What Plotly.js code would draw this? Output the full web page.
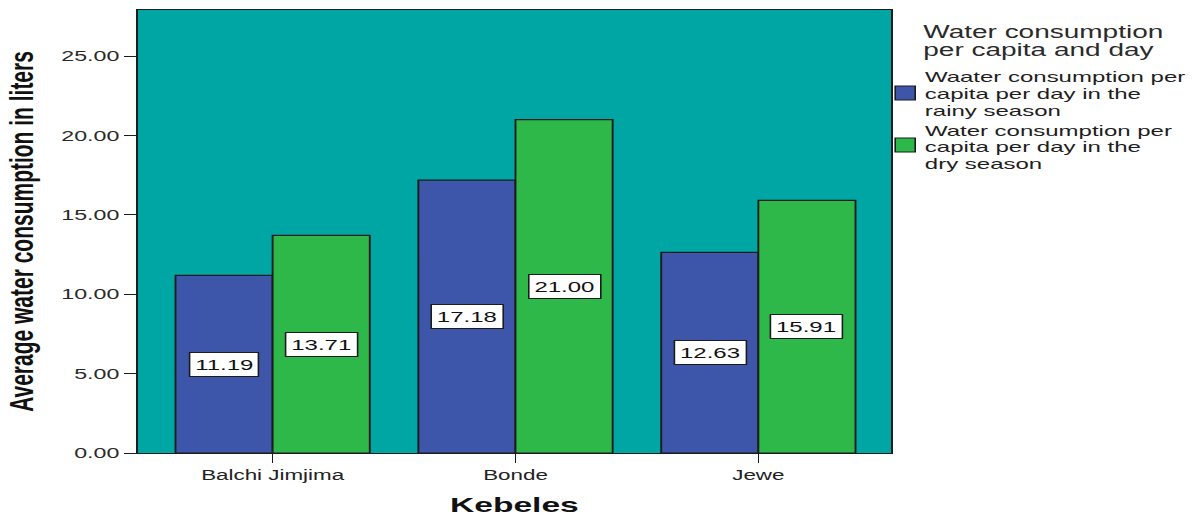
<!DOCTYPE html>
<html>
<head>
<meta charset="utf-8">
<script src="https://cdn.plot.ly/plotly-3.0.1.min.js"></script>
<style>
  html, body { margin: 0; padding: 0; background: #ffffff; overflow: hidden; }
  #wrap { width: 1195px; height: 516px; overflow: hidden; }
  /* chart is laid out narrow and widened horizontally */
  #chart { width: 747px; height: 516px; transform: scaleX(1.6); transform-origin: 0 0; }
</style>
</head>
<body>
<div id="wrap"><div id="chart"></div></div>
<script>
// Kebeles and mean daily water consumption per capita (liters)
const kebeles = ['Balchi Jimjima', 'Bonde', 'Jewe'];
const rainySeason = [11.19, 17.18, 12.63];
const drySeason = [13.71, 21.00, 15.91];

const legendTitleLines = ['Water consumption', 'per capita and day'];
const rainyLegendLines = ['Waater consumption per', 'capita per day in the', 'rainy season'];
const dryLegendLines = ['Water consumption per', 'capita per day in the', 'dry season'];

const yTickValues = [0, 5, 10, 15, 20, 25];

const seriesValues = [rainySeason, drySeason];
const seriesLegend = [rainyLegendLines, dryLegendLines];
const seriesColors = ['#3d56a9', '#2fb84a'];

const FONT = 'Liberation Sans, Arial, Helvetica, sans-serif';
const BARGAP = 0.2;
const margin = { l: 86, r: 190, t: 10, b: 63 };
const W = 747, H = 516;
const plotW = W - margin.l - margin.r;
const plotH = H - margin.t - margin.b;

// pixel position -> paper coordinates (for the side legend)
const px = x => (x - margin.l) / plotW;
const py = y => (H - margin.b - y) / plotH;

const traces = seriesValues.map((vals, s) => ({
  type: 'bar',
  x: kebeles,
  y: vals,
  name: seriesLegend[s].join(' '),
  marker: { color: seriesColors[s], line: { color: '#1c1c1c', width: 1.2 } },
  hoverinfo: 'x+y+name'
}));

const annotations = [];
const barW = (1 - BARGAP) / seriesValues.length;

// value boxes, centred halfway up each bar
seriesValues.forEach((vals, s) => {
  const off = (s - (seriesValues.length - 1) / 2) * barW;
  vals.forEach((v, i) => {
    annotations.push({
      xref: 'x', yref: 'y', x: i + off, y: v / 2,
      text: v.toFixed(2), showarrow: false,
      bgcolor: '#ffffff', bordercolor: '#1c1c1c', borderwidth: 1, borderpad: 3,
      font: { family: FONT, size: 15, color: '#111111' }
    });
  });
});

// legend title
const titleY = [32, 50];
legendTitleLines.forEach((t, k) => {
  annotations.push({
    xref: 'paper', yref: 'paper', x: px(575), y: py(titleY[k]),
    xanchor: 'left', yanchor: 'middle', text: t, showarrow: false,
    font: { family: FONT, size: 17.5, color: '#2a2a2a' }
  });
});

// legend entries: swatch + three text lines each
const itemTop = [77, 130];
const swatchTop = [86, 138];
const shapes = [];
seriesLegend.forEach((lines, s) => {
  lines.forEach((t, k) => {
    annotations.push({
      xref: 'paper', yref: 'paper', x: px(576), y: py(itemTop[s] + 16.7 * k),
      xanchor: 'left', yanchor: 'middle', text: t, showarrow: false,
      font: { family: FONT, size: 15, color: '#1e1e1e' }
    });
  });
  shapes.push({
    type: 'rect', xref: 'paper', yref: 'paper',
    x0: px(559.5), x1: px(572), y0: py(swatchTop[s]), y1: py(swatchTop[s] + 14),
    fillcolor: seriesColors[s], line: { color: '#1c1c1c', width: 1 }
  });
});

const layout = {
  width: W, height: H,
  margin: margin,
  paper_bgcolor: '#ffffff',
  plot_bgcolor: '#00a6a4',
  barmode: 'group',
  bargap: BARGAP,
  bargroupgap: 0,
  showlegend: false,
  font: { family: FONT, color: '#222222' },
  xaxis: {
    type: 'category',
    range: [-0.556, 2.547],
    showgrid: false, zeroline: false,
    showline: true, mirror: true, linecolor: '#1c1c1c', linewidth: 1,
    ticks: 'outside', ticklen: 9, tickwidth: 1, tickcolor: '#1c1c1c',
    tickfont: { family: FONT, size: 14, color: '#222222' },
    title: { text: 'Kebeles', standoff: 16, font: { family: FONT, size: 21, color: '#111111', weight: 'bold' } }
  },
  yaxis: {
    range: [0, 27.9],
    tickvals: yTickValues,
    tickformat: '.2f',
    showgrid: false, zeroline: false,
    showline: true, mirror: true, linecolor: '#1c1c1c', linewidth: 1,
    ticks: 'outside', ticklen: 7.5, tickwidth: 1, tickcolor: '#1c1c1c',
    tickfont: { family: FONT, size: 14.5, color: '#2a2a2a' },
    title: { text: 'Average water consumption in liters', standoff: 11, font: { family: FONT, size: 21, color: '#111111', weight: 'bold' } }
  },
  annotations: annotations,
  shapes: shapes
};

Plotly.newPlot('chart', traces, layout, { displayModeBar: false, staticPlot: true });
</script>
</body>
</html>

=-=-=

## Requirements
Transcribe the opening line of the listing above, please, and every line after it through the line with "const drySeason = [13.71, 21.00, 15.91];", word for word, without pictures.

## Answer for the task
What Plotly.js code would draw this? Output the full web page.
<!DOCTYPE html>
<html>
<head>
<meta charset="utf-8">
<script src="https://cdn.plot.ly/plotly-3.0.1.min.js"></script>
<style>
  html, body { margin: 0; padding: 0; background: #ffffff; overflow: hidden; }
  #wrap { width: 1195px; height: 516px; overflow: hidden; }
  /* chart is laid out narrow and widened horizontally */
  #chart { width: 747px; height: 516px; transform: scaleX(1.6); transform-origin: 0 0; }
</style>
</head>
<body>
<div id="wrap"><div id="chart"></div></div>
<script>
// Kebeles and mean daily water consumption per capita (liters)
const kebeles = ['Balchi Jimjima', 'Bonde', 'Jewe'];
const rainySeason = [11.19, 17.18, 12.63];
const drySeason = [13.71, 21.00, 15.91];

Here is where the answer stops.